Ahora veamos la transformación del villano de la última trilogía. Un joven muchacho llamado Ben Solo, hijo de Han Solo y la princesa Leia, de pronto empieza a idolatrar a la parte mala de su abuelo materno y a querer ser como él. Todo porque un día, el héroe de la primera trilogía, Luke Skywalker, vio algo oscuro en su aura e intentó matarle mientras dormía. (Sí, el mismo Luke que logró contener su ira contra un genocida que destruía mundos enteros, ahora intenta asesinar preventivamente a su propio sobrino porque ha tenido un mal presentimiento). A raíz de esto, Ben Solo se convierte en el malvado Kylo Ren y, tras asesinar a su padre Han y hacer explotar varios planetas llenos de gente inocente, decide volverse bueno de nuevo cuando el fantasma de su padre le dice que su corazón es bueno y debe seguirlo.

El arco de redención de Darth Vader es verosímil porque es acorde a lo que esperamos de un ser humano funcional. El de Kylo Ren es forzado a más no poder y no tiene ni pies ni cabeza, pero es la única salida factible cuando los guionistas se han pasado toda la cinta diciendo que cumplir con tu sueño está por encima de cumplir con tu deber. Y precisamente ahí radica la diferencia fundamental entre el héroe clásico que tanto ha inspirado a tantas generaciones, no sólo en el cine, y el antihéroe posmoderno que nos causa a todos tanto rechazo: el primero lucha movido por un ideal de justicia, el cual muchas veces le lleva a hacer cosas que no le apetecen pero que son necesarias tanto para su desarrollo personal como para el bien común; el segundo rechaza el deber impuesto y actúa sólo movido por sus deseos.

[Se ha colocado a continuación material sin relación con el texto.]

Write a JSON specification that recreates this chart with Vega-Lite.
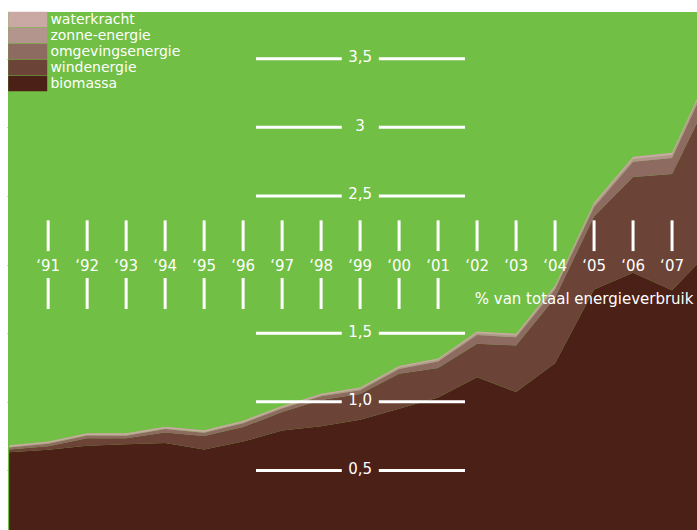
{
  "$schema": "https://vega.github.io/schema/vega-lite/v6.json",
  "width": 689,
  "height": 518,
  "autosize": {"type": "none"},
  "padding": {"left": 8, "top": 12, "right": 0, "bottom": 0},
  "background": "white",
  "config": {
    "view": {"fill": "#71bf44", "stroke": null},
    "font": "DejaVu Sans"
  },
  "datasets": {
    "aandeel": [
      {"jaar": 1990, "bron": "biomassa", "waarde": 0.633}, {"jaar": 1990, "bron": "windenergie", "waarde": 0.020}, {"jaar": 1990, "bron": "omgevingsenergie", "waarde": 0.014}, {"jaar": 1990, "bron": "zonne-energie", "waarde": 0.004}, {"jaar": 1990, "bron": "waterkracht", "waarde": 0.012},
      {"jaar": 1991, "bron": "biomassa", "waarde": 0.651}, {"jaar": 1991, "bron": "windenergie", "waarde": 0.026}, {"jaar": 1991, "bron": "omgevingsenergie", "waarde": 0.018}, {"jaar": 1991, "bron": "zonne-energie", "waarde": 0.004}, {"jaar": 1991, "bron": "waterkracht", "waarde": 0.012},
      {"jaar": 1992, "bron": "biomassa", "waarde": 0.680}, {"jaar": 1992, "bron": "windenergie", "waarde": 0.055}, {"jaar": 1992, "bron": "omgevingsenergie", "waarde": 0.019}, {"jaar": 1992, "bron": "zonne-energie", "waarde": 0.004}, {"jaar": 1992, "bron": "waterkracht", "waarde": 0.012},
      {"jaar": 1993, "bron": "biomassa", "waarde": 0.690}, {"jaar": 1993, "bron": "windenergie", "waarde": 0.045}, {"jaar": 1993, "bron": "omgevingsenergie", "waarde": 0.018}, {"jaar": 1993, "bron": "zonne-energie", "waarde": 0.005}, {"jaar": 1993, "bron": "waterkracht", "waarde": 0.012},
      {"jaar": 1994, "bron": "biomassa", "waarde": 0.700}, {"jaar": 1994, "bron": "windenergie", "waarde": 0.076}, {"jaar": 1994, "bron": "omgevingsenergie", "waarde": 0.025}, {"jaar": 1994, "bron": "zonne-energie", "waarde": 0.005}, {"jaar": 1994, "bron": "waterkracht", "waarde": 0.012},
      {"jaar": 1995, "bron": "biomassa", "waarde": 0.653}, {"jaar": 1995, "bron": "windenergie", "waarde": 0.097}, {"jaar": 1995, "bron": "omgevingsenergie", "waarde": 0.025}, {"jaar": 1995, "bron": "zonne-energie", "waarde": 0.005}, {"jaar": 1995, "bron": "waterkracht", "waarde": 0.012},
      {"jaar": 1996, "bron": "biomassa", "waarde": 0.710}, {"jaar": 1996, "bron": "windenergie", "waarde": 0.106}, {"jaar": 1996, "bron": "omgevingsenergie", "waarde": 0.028}, {"jaar": 1996, "bron": "zonne-energie", "waarde": 0.006}, {"jaar": 1996, "bron": "waterkracht", "waarde": 0.012},
      {"jaar": 1997, "bron": "biomassa", "waarde": 0.791}, {"jaar": 1997, "bron": "windenergie", "waarde": 0.134}, {"jaar": 1997, "bron": "omgevingsenergie", "waarde": 0.027}, {"jaar": 1997, "bron": "zonne-energie", "waarde": 0.006}, {"jaar": 1997, "bron": "waterkracht", "waarde": 0.012},
      {"jaar": 1998, "bron": "biomassa", "waarde": 0.821}, {"jaar": 1998, "bron": "windenergie", "waarde": 0.193}, {"jaar": 1998, "bron": "omgevingsenergie", "waarde": 0.026}, {"jaar": 1998, "bron": "zonne-energie", "waarde": 0.007}, {"jaar": 1998, "bron": "waterkracht", "waarde": 0.012},
      {"jaar": 1999, "bron": "biomassa", "waarde": 0.869}, {"jaar": 1999, "bron": "windenergie", "waarde": 0.188}, {"jaar": 1999, "bron": "omgevingsenergie", "waarde": 0.028}, {"jaar": 1999, "bron": "zonne-energie", "waarde": 0.008}, {"jaar": 1999, "bron": "waterkracht", "waarde": 0.012},
      {"jaar": 2000, "bron": "biomassa", "waarde": 0.950}, {"jaar": 2000, "bron": "windenergie", "waarde": 0.255}, {"jaar": 2000, "bron": "omgevingsenergie", "waarde": 0.034}, {"jaar": 2000, "bron": "zonne-energie", "waarde": 0.009}, {"jaar": 2000, "bron": "waterkracht", "waarde": 0.012},
      {"jaar": 2001, "bron": "biomassa", "waarde": 1.032}, {"jaar": 2001, "bron": "windenergie", "waarde": 0.214}, {"jaar": 2001, "bron": "omgevingsenergie", "waarde": 0.048}, {"jaar": 2001, "bron": "zonne-energie", "waarde": 0.010}, {"jaar": 2001, "bron": "waterkracht", "waarde": 0.012},
      {"jaar": 2002, "bron": "biomassa", "waarde": 1.178}, {"jaar": 2002, "bron": "windenergie", "waarde": 0.245}, {"jaar": 2002, "bron": "omgevingsenergie", "waarde": 0.064}, {"jaar": 2002, "bron": "zonne-energie", "waarde": 0.012}, {"jaar": 2002, "bron": "waterkracht", "waarde": 0.013},
      {"jaar": 2003, "bron": "biomassa", "waarde": 1.071}, {"jaar": 2003, "bron": "windenergie", "waarde": 0.340}, {"jaar": 2003, "bron": "omgevingsenergie", "waarde": 0.059}, {"jaar": 2003, "bron": "zonne-energie", "waarde": 0.013}, {"jaar": 2003, "bron": "waterkracht", "waarde": 0.013},
      {"jaar": 2004, "bron": "biomassa", "waarde": 1.280}, {"jaar": 2004, "bron": "windenergie", "waarde": 0.478}, {"jaar": 2004, "bron": "omgevingsenergie", "waarde": 0.062}, {"jaar": 2004, "bron": "zonne-energie", "waarde": 0.015}, {"jaar": 2004, "bron": "waterkracht", "waarde": 0.013},
      {"jaar": 2005, "bron": "biomassa", "waarde": 1.818}, {"jaar": 2005, "bron": "windenergie", "waarde": 0.532}, {"jaar": 2005, "bron": "omgevingsenergie", "waarde": 0.069}, {"jaar": 2005, "bron": "zonne-energie", "waarde": 0.017}, {"jaar": 2005, "bron": "waterkracht", "waarde": 0.014},
      {"jaar": 2006, "bron": "biomassa", "waarde": 1.940}, {"jaar": 2006, "bron": "windenergie", "waarde": 0.698}, {"jaar": 2006, "bron": "omgevingsenergie", "waarde": 0.111}, {"jaar": 2006, "bron": "zonne-energie", "waarde": 0.020}, {"jaar": 2006, "bron": "waterkracht", "waarde": 0.016},
      {"jaar": 2007, "bron": "biomassa", "waarde": 1.812}, {"jaar": 2007, "bron": "windenergie", "waarde": 0.848}, {"jaar": 2007, "bron": "omgevingsenergie", "waarde": 0.116}, {"jaar": 2007, "bron": "zonne-energie", "waarde": 0.022}, {"jaar": 2007, "bron": "waterkracht", "waarde": 0.017},
      {"jaar": 2008, "bron": "biomassa", "waarde": 2.110}, {"jaar": 2008, "bron": "windenergie", "waarde": 1.130}, {"jaar": 2008, "bron": "omgevingsenergie", "waarde": 0.148}, {"jaar": 2008, "bron": "zonne-energie", "waarde": 0.024}, {"jaar": 2008, "bron": "waterkracht", "waarde": 0.018}
    ],
    "schaal": [
      {"waarde": 0.5, "label": "0,5"},
      {"waarde": 1.0, "label": "1,0"},
      {"waarde": 1.5, "label": "1,5"},
      {"waarde": 2.5, "label": "2,5"},
      {"waarde": 3.0, "label": "3"},
      {"waarde": 3.5, "label": "3,5"}
    ],
    "jaren": [
      {"jaar": 1991, "label": "‘91"}, {"jaar": 1992, "label": "‘92"}, {"jaar": 1993, "label": "‘93"},
      {"jaar": 1994, "label": "‘94"}, {"jaar": 1995, "label": "‘95"}, {"jaar": 1996, "label": "‘96"},
      {"jaar": 1997, "label": "‘97"}, {"jaar": 1998, "label": "‘98"}, {"jaar": 1999, "label": "‘99"},
      {"jaar": 2000, "label": "‘00"}, {"jaar": 2001, "label": "‘01"}, {"jaar": 2002, "label": "‘02"},
      {"jaar": 2003, "label": "‘03"}, {"jaar": 2004, "label": "‘04"}, {"jaar": 2005, "label": "‘05"},
      {"jaar": 2006, "label": "‘06"}, {"jaar": 2007, "label": "‘07"}
    ],
    "eenheid": [
      {"tekst": "% van totaal energieverbruik"}
    ]
  },
  "encoding": {
    "x": {"type": "quantitative", "scale": {"domain": [1989.97, 2007.64], "nice": false, "zero": false}, "axis": null},
    "y": {"type": "quantitative", "scale": {"domain": [0.066, 3.84], "nice": false, "zero": false}}
  },
  "layer": [
    {
      "data": {"name": "aandeel"},
      "transform": [
        {"calculate": "indexof(['biomassa', 'windenergie', 'omgevingsenergie', 'zonne-energie', 'waterkracht'], datum.bron)", "as": "stapelvolgorde"}
      ],
      "mark": {"type": "area", "clip": true, "interpolate": "linear", "opacity": 1},
      "encoding": {
        "x": {"field": "jaar", "type": "quantitative"},
        "y": {"field": "waarde", "type": "quantitative", "stack": "zero",
          "axis": {"values": [0.5, 1, 1.5, 2, 2.5, 3, 3.5], "labels": false, "domain": false, "grid": false, "title": null, "ticks": true, "tickSize": 1, "tickWidth": 1, "tickColor": "#71bf44"}},
        "order": {"field": "stapelvolgorde", "type": "quantitative", "sort": "ascending"},
        "color": {
          "field": "bron", "type": "nominal",
          "sort": ["waterkracht", "zonne-energie", "omgevingsenergie", "windenergie", "biomassa"],
          "scale": {"domain": ["waterkracht", "zonne-energie", "omgevingsenergie", "windenergie", "biomassa"], "range": ["#caa9a4", "#b4958e", "#8e6b61", "#6b4337", "#4b2017"]},
          "legend": {
            "orient": "none", "legendX": 0, "legendY": 0, "title": null, "padding": 0, "offset": 0,
            "symbolType": "M-1,-1.05H4.342V1.05H-1Z", "symbolSize": 213.16, "symbolStrokeWidth": 0, "symbolOpacity": 1,
            "symbolStrokeColor": "transparent",
            "rowPadding": -4.25,
            "labelOffset": 27.4, "labelColor": "white", "labelFont": "DejaVu Sans", "labelFontSize": 14, "labelLimit": 300
          }
        }
      }
    },
    {
      "data": {"name": "schaal"},
      "mark": {"type": "rule", "color": "white", "strokeWidth": 3},
      "encoding": {
        "x": {"datum": 1996.33},
        "x2": {"datum": 1998.53},
        "y": {"field": "waarde", "type": "quantitative"}
      }
    },
    {
      "data": {"name": "schaal"},
      "mark": {"type": "rule", "color": "white", "strokeWidth": 3},
      "encoding": {
        "x": {"datum": 1999.48},
        "x2": {"datum": 2001.69},
        "y": {"field": "waarde", "type": "quantitative"}
      }
    },
    {
      "data": {"name": "schaal"},
      "mark": {"type": "text", "color": "white", "fontSize": 15, "align": "center", "baseline": "alphabetic", "dy": 3.5},
      "encoding": {
        "x": {"datum": 1999},
        "y": {"field": "waarde", "type": "quantitative"},
        "text": {"field": "label"}
      }
    },
    {
      "data": {"name": "jaren"},
      "mark": {"type": "rule", "color": "white", "strokeWidth": 3},
      "encoding": {
        "x": {"field": "jaar", "type": "quantitative"},
        "y": {"datum": 2.098},
        "y2": {"datum": 2.322}
      }
    },
    {
      "data": {"name": "jaren"},
      "transform": [{"filter": "datum.jaar <= 2001"}],
      "mark": {"type": "rule", "color": "white", "strokeWidth": 3},
      "encoding": {
        "x": {"field": "jaar", "type": "quantitative"},
        "y": {"datum": 1.676},
        "y2": {"datum": 1.902}
      }
    },
    {
      "data": {"name": "jaren"},
      "mark": {"type": "text", "color": "white", "fontSize": 15, "align": "center", "baseline": "alphabetic"},
      "encoding": {
        "x": {"field": "jaar", "type": "quantitative"},
        "y": {"datum": 1.95},
        "text": {"field": "label"}
      }
    },
    {
      "data": {"name": "eenheid"},
      "mark": {"type": "text", "color": "white", "fontSize": 15, "align": "left", "baseline": "alphabetic"},
      "encoding": {
        "x": {"datum": 2001.94},
        "y": {"datum": 1.71},
        "text": {"field": "tekst"}
      }
    }
  ]
}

En la serie de She-Hulk, esto es algo que se admite de forma abierta cuando la insufrible protagonista, al ser preguntada sobre si le hace ilusión ser una superheroína, dice que no, que ella seguirá volcándose en su carrera como abogada y en su tiempo de ocio, que es lo que la empodera y la hace feliz. «El trabajo de superhéroe está hecho para narcisistas, millonarios y adultos huérfanos», dice en una clara burla a todos los superhéroes clásicos. Y no es que los guionistas usen esta frase para que She-Hulk tenga un punto de partida desde el que madurar y evolucionar. Al revés, la actitud ensimismada y sabelotodo de la protagonista es una constante en toda la serie, en un mundo al revés en el que usar tus superpoderes para servir a los demás es considerado algo «narcisista», mientras que usarlos para vengarte por recibir un piropo es liberador y ejemplar.

Pero he aquí aquí la filosofía de tantas feministas de carne y hueso a las que por desgracia hay que soportar en la vida real. Feministas que nunca reivindican el poder para hacer algo diferente y mejor frente a supuestos siglos de patriarcado, sino simplemente porque ahora les toca a ellas, porque es su turno, porque se lo merecen y porque ellas lo valen. Para estos personajes, el poder es algo que está ahí para ser disfrutado egoístamente, no para ejercerlo con humildad y responsabilidad. Es decir, está para el beneficio propio, del mismo modo en que lo usan los villanos del cine clásico.

Porque en el cine de 2023 tampoco hay villanos. Hay antagonistas igual de planos e insustanciales que los protagonistas, aunque pocas veces tan odiosos. Se sabe quién es quién porque los supuestos buenos son diversos e inclusivos y los supuestos malos, no. Pero sobre todo por un guion que tiene que recordarnos constantemente quién es el malo de la película, que en realidad no está dentro de la pantalla, sino fuera. El malo es el público racista, misógino e intolerante que ya no ve sus películas. Porque los actuales dueños de Hollywood ya no buscan inspirar al espectador, sino sólo recordarle que ellos son mejores personas que él.